Professional ratings
Review scores
| Source | Rating |
| Allmusic | Star |

== Chart reception ==
ABBA Oro debuted on the Billboard Top Latin Albums chart the week of 11 December 1993, at number 38, making it the first time a Swedish act appeared on the chart. It peaked at number 37 on the chart two weeks later, and stayed for a total of seven weeks. It also appeared on the Latin Pop Albums chart for one week at number 15, on 25 December 1993.

==Track listing==
All songs written and composed by Benny Andersson & Björn Ulvaeus, except where noted.

1992 release
| No. | Title | Writer(s) | Length |
|---|---|---|---|
| 1. | "Fernando" (Spanish Version) | Benny Andersson; Stig Anderson; Björn Ulvaeus; | 4:06 |
| 2. | "Chiquitita" (Spanish Version) |  | 5:21 |
| 3. | "Gracias Por La Musica" ("Thank You for the Music") |  | 3:48 |
| 4. | "La Reina Del Baile" ("Dancing Queen") | Andersson; Anderson; Ulvaeus; | 3:48 |
| 5. | "Al Andar" ("Move On") |  | 4:41 |
| 6. | "Dame! Dame!
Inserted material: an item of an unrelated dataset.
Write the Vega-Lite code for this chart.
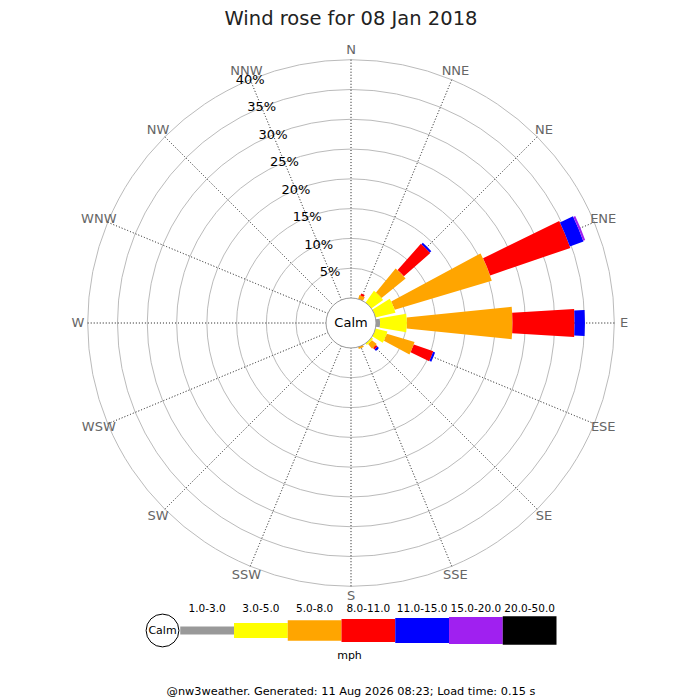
{
  "$schema": "https://vega.github.io/schema/vega-lite/v6.json",
  "background": "white",
  "padding": {"left": 1, "top": 9, "right": 0, "bottom": 0},
  "title": {
    "text": "Wind rose for 08 Jan 2018",
    "anchor": "middle",
    "fontSize": 19.5,
    "fontWeight": "normal",
    "color": "#222222",
    "offset": 13.5
  },
  "datasets": {
    "rings": [
      {"pct": 5, "label": "5%"}, {"pct": 10, "label": "10%"}, {"pct": 15, "label": "15%"},
      {"pct": 20, "label": "20%"}, {"pct": 25, "label": "25%"}, {"pct": 30, "label": "30%"},
      {"pct": 35, "label": "35%"}, {"pct": 40, "label": "40%"}
    ],
    "dirs": [
      {"dir": "N", "deg": 0}, {"dir": "NNE", "deg": 22.5}, {"dir": "NE", "deg": 45}, {"dir": "ENE", "deg": 67.5},
      {"dir": "E", "deg": 90}, {"dir": "ESE", "deg": 112.5}, {"dir": "SE", "deg": 135}, {"dir": "SSE", "deg": 157.5},
      {"dir": "S", "deg": 180}, {"dir": "SSW", "deg": 202.5}, {"dir": "SW", "deg": 225}, {"dir": "WSW", "deg": 247.5},
      {"dir": "W", "deg": 270}, {"dir": "WNW", "deg": 292.5}, {"dir": "NW", "deg": 315}, {"dir": "NNW", "deg": 337.5}
    ],
    "rose": [
      {"dir": "NNE", "deg": 22.5, "bin": "5.0-8.0", "mph": 5, "pct": 0.69},
      {"dir": "NNE", "deg": 22.5, "bin": "8.0-11.0", "mph": 8, "pct": 0.35},
      {"dir": "NE", "deg": 45, "bin": "3.0-5.0", "mph": 3, "pct": 2.43},
      {"dir": "NE", "deg": 45, "bin": "5.0-8.0", "mph": 5, "pct": 5.21},
      {"dir": "NE", "deg": 45, "bin": "8.0-11.0", "mph": 8, "pct": 5.9},
      {"dir": "NE", "deg": 45, "bin": "11.0-15.0", "mph": 11, "pct": 0.35},
      {"dir": "ENE", "deg": 67.5, "bin": "3.0-5.0", "mph": 3, "pct": 3.47},
      {"dir": "ENE", "deg": 67.5, "bin": "5.0-8.0", "mph": 5, "pct": 17.01},
      {"dir": "ENE", "deg": 67.5, "bin": "8.0-11.0", "mph": 8, "pct": 14.24},
      {"dir": "ENE", "deg": 67.5, "bin": "11.0-15.0", "mph": 11, "pct": 2.43},
      {"dir": "ENE", "deg": 67.5, "bin": "15.0-20.0", "mph": 15, "pct": 0.35},
      {"dir": "E", "deg": 90, "bin": "1.0-3.0", "mph": 1, "pct": 0.69},
      {"dir": "E", "deg": 90, "bin": "3.0-5.0", "mph": 3, "pct": 4.51},
      {"dir": "E", "deg": 90, "bin": "5.0-8.0", "mph": 5, "pct": 17.71},
      {"dir": "E", "deg": 90, "bin": "8.0-11.0", "mph": 8, "pct": 10.42},
      {"dir": "E", "deg": 90, "bin": "11.0-15.0", "mph": 11, "pct": 1.74},
      {"dir": "ESE", "deg": 112.5, "bin": "3.0-5.0", "mph": 3, "pct": 2.08},
      {"dir": "ESE", "deg": 112.5, "bin": "5.0-8.0", "mph": 5, "pct": 4.86},
      {"dir": "ESE", "deg": 112.5, "bin": "8.0-11.0", "mph": 8, "pct": 3.47},
      {"dir": "ESE", "deg": 112.5, "bin": "11.0-15.0", "mph": 11, "pct": 0.35},
      {"dir": "SE", "deg": 135, "bin": "3.0-5.0", "mph": 3, "pct": 0.35},
      {"dir": "SE", "deg": 135, "bin": "5.0-8.0", "mph": 5, "pct": 1.04},
      {"dir": "SE", "deg": 135, "bin": "8.0-11.0", "mph": 8, "pct": 0.35},
      {"dir": "SE", "deg": 135, "bin": "11.0-15.0", "mph": 11, "pct": 0.35},
      {"dir": "SSE", "deg": 157.5, "bin": "5.0-8.0", "mph": 5, "pct": 0.35}
    ],
    "legend": [
      {"item": "Calm"},
      {"item": "1.0-3.0", "mph": 1}, {"item": "3.0-5.0", "mph": 3}, {"item": "5.0-8.0", "mph": 5},
      {"item": "8.0-11.0", "mph": 8}, {"item": "11.0-15.0", "mph": 11}, {"item": "15.0-20.0", "mph": 15},
      {"item": "20.0-50.0", "mph": 20}
    ]
  },
  "bounds": "flush",
  "spacing": 10,
  "vconcat": [
    {
      "width": 700,
      "height": 560,
      "layer": [
        {
          "data": {"name": "rings"},
          "mark": {"type": "arc", "theta": 0, "theta2": 6.2832, "radius2": 0, "filled": false, "stroke": "#bbbbbb", "strokeWidth": 1},
          "encoding": {
            "radius": {"field": "pct", "type": "quantitative", "stack": null, "scale": {"type": "linear", "domain": [0, 40], "range": [25, 263.3]}}
          }
        },
        {
          "data": {"name": "dirs"},
          "mark": {"type": "arc", "filled": false, "stroke": "#555555", "strokeWidth": 0.8, "strokeDash": [1, 2.0101]},
          "encoding": {
            "theta": {"field": "deg", "type": "quantitative", "stack": null, "scale": {"domain": [0, 360], "range": [0, 6.283185]}},
            "theta2": {"field": "deg"},
            "radius": {"datum": 40, "type": "quantitative", "scale": {"type": "linear", "domain": [0, 40], "range": [25, 263.3]}},
            "radius2": {"datum": 0}
          }
        },
        {
          "data": {"name": "rose"},
          "transform": [
            {"stack": "pct", "groupby": ["dir"], "sort": [{"field": "mph", "order": "ascending"}], "as": ["lo", "hi"]},
            {"filter": "datum.bin === '1.0-3.0'"}
          ],
          "mark": {"type": "arc", "color": "#999999", "thetaOffset": -0.1484, "theta2Offset": 0.1484},
          "encoding": {
            "theta": {"field": "deg", "type": "quantitative", "stack": null, "scale": {"domain": [0, 360], "range": [0, 6.283185]}},
            "theta2": {"field": "deg"},
            "radius": {"field": "hi", "type": "quantitative", "stack": null, "scale": {"type": "linear", "domain": [0, 40], "range": [25, 263.3]}},
            "radius2": {"field": "lo"}
          }
        },
        {
          "data": {"name": "rose"},
          "transform": [
            {"stack": "pct", "groupby": ["dir"], "sort": [{"field": "mph", "order": "ascending"}], "as": ["lo", "hi"]},
            {"filter": "datum.bin === '3.0-5.0'"}
          ],
          "mark": {"type": "arc", "color": "#ffff00", "thetaOffset": -0.1658, "theta2Offset": 0.1658},
          "encoding": {
            "theta": {"field": "deg", "type": "quantitative", "stack": null, "scale": {"domain": [0, 360], "range": [0, 6.283185]}},
            "theta2": {"field": "deg"},
            "radius": {"field": "hi", "type": "quantitative", "stack": null, "scale": {"type": "linear", "domain": [0, 40], "range": [25, 263.3]}},
            "radius2": {"field": "lo"}
          }
        },
        {
          "data": {"name": "rose"},
          "transform": [
            {"stack": "pct", "groupby": ["dir"], "sort": [{"field": "mph", "order": "ascending"}], "as": ["lo", "hi"]},
            {"filter": "datum.bin === '5.0-8.0'"}
          ],
          "mark": {"type": "arc", "color": "#ffa500", "thetaOffset": -0.1004, "theta2Offset": 0.1004},
          "encoding": {
            "theta": {"field": "deg", "type": "quantitative", "stack": null, "scale": {"domain": [0, 360], "range": [0, 6.283185]}},
            "theta2": {"field": "deg"},
            "radius": {"field": "hi", "type": "quantitative", "stack": null, "scale": {"type": "linear", "domain": [0, 40], "range": [25, 263.3]}},
            "radius2": {"field": "lo"}
          }
        },
        {
          "data": {"name": "rose"},
          "transform": [
            {"stack": "pct", "groupby": ["dir"], "sort": [{"field": "mph", "order": "ascending"}], "as": ["lo", "hi"]},
            {"filter": "datum.bin === '8.0-11.0'"}
          ],
          "mark": {"type": "arc", "color": "#ff0000", "thetaOffset": -0.0628, "theta2Offset": 0.0628},
          "encoding": {
            "theta": {"field": "deg", "type": "quantitative", "stack": null, "scale": {"domain": [0, 360], "range": [0, 6.283185]}},
            "theta2": {"field": "deg"},
            "radius": {"field": "hi", "type": "quantitative", "stack": null, "scale": {"type": "linear", "domain": [0, 40], "range": [25, 263.3]}},
            "radius2": {"field": "lo"}
          }
        },
        {
          "data": {"name": "rose"},
          "transform": [
            {"stack": "pct", "groupby": ["dir"], "sort": [{"field": "mph", "order": "ascending"}], "as": ["lo", "hi"]},
            {"filter": "datum.bin === '11.0-15.0'"}
          ],
          "mark": {"type": "arc", "color": "#0000ff", "thetaOffset": -0.0559, "theta2Offset": 0.0559},
          "encoding": {
            "theta": {"field": "deg", "type": "quantitative", "stack": null, "scale": {"domain": [0, 360], "range": [0, 6.283185]}},
            "theta2": {"field": "deg"},
            "radius": {"field": "hi", "type": "quantitative", "stack": null, "scale": {"type": "linear", "domain": [0, 40], "range": [25, 263.3]}},
            "radius2": {"field": "lo"}
          }
        },
        {
          "data": {"name": "rose"},
          "transform": [
            {"stack": "pct", "groupby": ["dir"], "sort": [{"field": "mph", "order": "ascending"}], "as": ["lo", "hi"]},
            {"filter": "datum.bin === '15.0-20.0'"}
          ],
          "mark": {"type": "arc", "color": "#a020f0", "thetaOffset": -0.0524, "theta2Offset": 0.0524},
          "encoding": {
            "theta": {"field": "deg", "type": "quantitative", "stack": null, "scale": {"domain": [0, 360], "range": [0, 6.283185]}},
            "theta2": {"field": "deg"},
            "radius": {"field": "hi", "type": "quantitative", "stack": null, "scale": {"type": "linear", "domain": [0, 40], "range": [25, 263.3]}},
            "radius2": {"field": "lo"}
          }
        },
        {
          "data": {"values": [{"label": "Calm"}]},
          "mark": {"type": "arc", "theta": 0, "theta2": 6.2832, "radius2": 0, "fill": "white", "stroke": "#999999", "strokeWidth": 1},
          "encoding": {
            "radius": {"datum": 0, "type": "quantitative", "scale": {"type": "linear", "domain": [0, 40], "range": [25, 263.3]}}
          }
        },
        {
          "data": {"values": [{"label": "Calm"}]},
          "mark": {"type": "text", "fontSize": 13, "color": "#000000", "align": "center", "baseline": "middle"},
          "encoding": {"text": {"field": "label"}}
        },
        {
          "data": {"name": "dirs"},
          "mark": {"type": "text", "fontSize": 13, "color": "#666666", "align": "center", "baseline": "middle"},
          "encoding": {
            "theta": {"field": "deg", "type": "quantitative", "scale": {"domain": [0, 360], "range": [0, 6.283185]}},
            "radius": {"datum": 41.63, "type": "quantitative", "scale": {"type": "linear", "domain": [0, 40], "range": [25, 263.3]}},
            "text": {"field": "dir"}
          }
        },
        {
          "data": {"name": "rings"},
          "mark": {"type": "text", "fontSize": 13, "color": "#000000", "align": "center", "baseline": "middle"},
          "encoding": {
            "theta": {"datum": 337.5, "type": "quantitative", "scale": {"domain": [0, 360], "range": [0, 6.283185]}},
            "radius": {"field": "pct", "type": "quantitative", "scale": {"type": "linear", "domain": [0, 40], "range": [25, 263.3]}},
            "text": {"field": "label"}
          }
        }
      ]
    },
    {
      "width": 700,
      "height": 35,
      "data": {"name": "legend"},
      "title": {
        "text": "@nw3weather. Generated: 11 Aug 2026 08:23; Load time: 0.15 s",
        "orient": "bottom",
        "anchor": "middle",
        "fontSize": 11.3,
        "fontWeight": "normal",
        "color": "#000000",
        "offset": 26
      },
      "encoding": {
        "x": {
          "field": "item",
          "type": "nominal",
          "scale": {
            "domain": ["Calm", "1.0-3.0", "3.0-5.0", "5.0-8.0", "8.0-11.0", "11.0-15.0", "15.0-20.0", "20.0-50.0"],
            "range": [125.5, 555.5],
            "paddingInner": 0,
            "paddingOuter": 0
          },
          "axis": {
            "title": "mph",
            "labels": false,
            "ticks": false,
            "domain": false,
            "grid": false,
            "titleFontWeight": "normal",
            "titleFontSize": 11,
            "titleColor": "#000000",
            "titlePadding": 1,
            "titleX": 348,
            "titleAlign": "center"
          }
        }
      },
      "layer": [
        {
          "transform": [{"filter": "datum.item !== 'Calm'"}],
          "mark": {"type": "rule", "strokeCap": "butt"},
          "encoding": {
            "x": {"field": "item", "type": "nominal", "bandPosition": 0},
            "x2": {"field": "item", "bandPosition": 1},
            "color": {
              "field": "item",
              "type": "nominal",
              "scale": {
                "domain": ["1.0-3.0", "3.0-5.0", "5.0-8.0", "8.0-11.0", "11.0-15.0", "15.0-20.0", "20.0-50.0"],
                "range": ["#999999", "#ffff00", "#ffa500", "#ff0000", "#0000ff", "#a020f0", "#000000"]
              },
              "legend": null
            },
            "strokeWidth": {
              "field": "mph",
              "type": "quantitative",
              "scale": {
                "type": "linear",
                "domain": [1, 3, 5, 8, 11, 15, 20],
                "range": [8, 15, 20.6, 23, 25, 27, 28.3]
              },
              "legend": null
            }
          }
        },
        {
          "transform": [{"filter": "datum.item === 'Calm'"}],
          "mark": {"type": "point", "shape": "circle", "filled": true, "fill": "white", "stroke": "#000000", "strokeWidth": 1, "size": 1075, "opacity": 1},
          "encoding": {
            "x": {"field": "item", "type": "nominal", "bandPosition": 0.67}
          }
        },
        {
          "transform": [{"filter": "datum.item === 'Calm'"}],
          "mark": {"type": "text", "fontSize": 11, "color": "#000000"},
          "encoding": {
            "x": {"field": "item", "type": "nominal", "bandPosition": 0.67},
            "text": {"field": "item"}
          }
        },
        {
          "transform": [{"filter": "datum.item !== 'Calm'"}],
          "mark": {"type": "text", "fontSize": 10.5, "color": "#000000", "dy": -22},
          "encoding": {"text": {"field": "item"}}
        }
      ]
    }
  ],
  "config": {
    "font": "DejaVu Sans",
    "view": {"stroke": null}
  }
}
Dame!" ("Gimme! Gimme! Gimme!") |  | 4:49 |
| 7. | "Estoy Soñando" ("I Have a Dream") |  | 4:35 |
| 8. | "Mamma Mia" (Spanish Version) | Andersson; Anderson; Ulvaeus; | 3:32 |
| 9. | "Hasta Mañana" (Spanish Version) | Andersson; Anderson; Ulvaeus; | 3:08 |
| 10. | "Conociéndome, Conociéndote" ("Knowing Me, Knowing You") | Andersson; Anderson; Ulvaeus; | 4:01 |
| Total length: |  |  | 42:02 |

ABBA Mas Oro: Mas ABBA Exitos track listing
| No. | Title | Writer(s) | Length |
|---|---|---|---|
| 1. | "Chiquitita" (English Version) |  | 5:21 |
| 2. | "Fernando" (English Version) | Andersson; Anderson; Ulvaeus; | 4:06 |
| 3. | "Dancing Queen" | Andersson; Anderson; Ulvaeus; | 4:01 |
| 4. | "Knowing Me, Knowing You" | Andersson; Anderson; Ulvaeus; | 4:01 |
| 5. | "Mamma Mia" (English Version) | Andersson; Anderson; Ulvaeus; | 3:32 |
| 6. | "Felicidad" ("Happy New Year") |  | 4:23 |
| 7. | "Andante, Andante" (Spanish Version) |  | 4:37 |
| 8. | "Se Me Está Escapando" ("Slipping Through My Fingers") |  | 3:50 |
| 9. | "No Hay A Quien Culpar" ("When All Is Said and Done") |  | 3:12 |
| 10. | "Ring Ring" (Spanish Version) | Andersson; Anderson; Ulvaeus; | 2:58 |
| Total length: |  |  | 40:01 |

=== Bonus tracks 1999 re-release ===

- "Felicidad" ("Happy New Year") – 4:24
- "Andante, Andante" (Spanish version) – 4:39
- "Se Me Está Escapando" ("Slipping Through My Fingers") – 3:52
- "No Hay a Quien Culpar" ("When All Is Said and Done") – 3:13
- "Ring, Ring" (Spanish Version) (written by Andersson, Anderson, Ulvaeus) – 3:00

(P) 1973 (15) / 1979 (2, 7) / 1980 (1, 3 – 6, 8 – 12) / 1981 ( 13–14) Polar Music International AB
- The Spanish version of "Dancing Queen" was originally entitled "Reina Danzante", but was retitled "La Reina del Baile" when Oro was released.
- Songs 1 – 14 in Spanish translation by Buddy and Mary McCluskey.
- Song 15 in Spanish translation by Doris Band.

==Personnel==

- Agnetha Fältskog – lead vocals (2, 3, 5, 6, 9, 11, 13), co-lead vocals (4, 8, 15), backing vocals
- Anni-Frid Lyngstad – lead vocals (1, 7, 10, 12, 14), co-lead vocals (4, 8, 15), backing vocals
- Björn Ulvaeus – acoustic guitar, backing vocals
- Benny Andersson – synthesizer, keyboards, backing vocals

==Charts==

| Chart (1993) | Peak position |
|---|---|
| US Top Latin Albums (Billboard) | 37 |
| US Latin Pop Albums (Billboard) | 15 |

==Certifications and sales==

| Region | Certification | Certified units/sales |
| Argentina (CAPIF) | Gold | 30,000^{^} |
^{^} Shipments figures based on certification alone.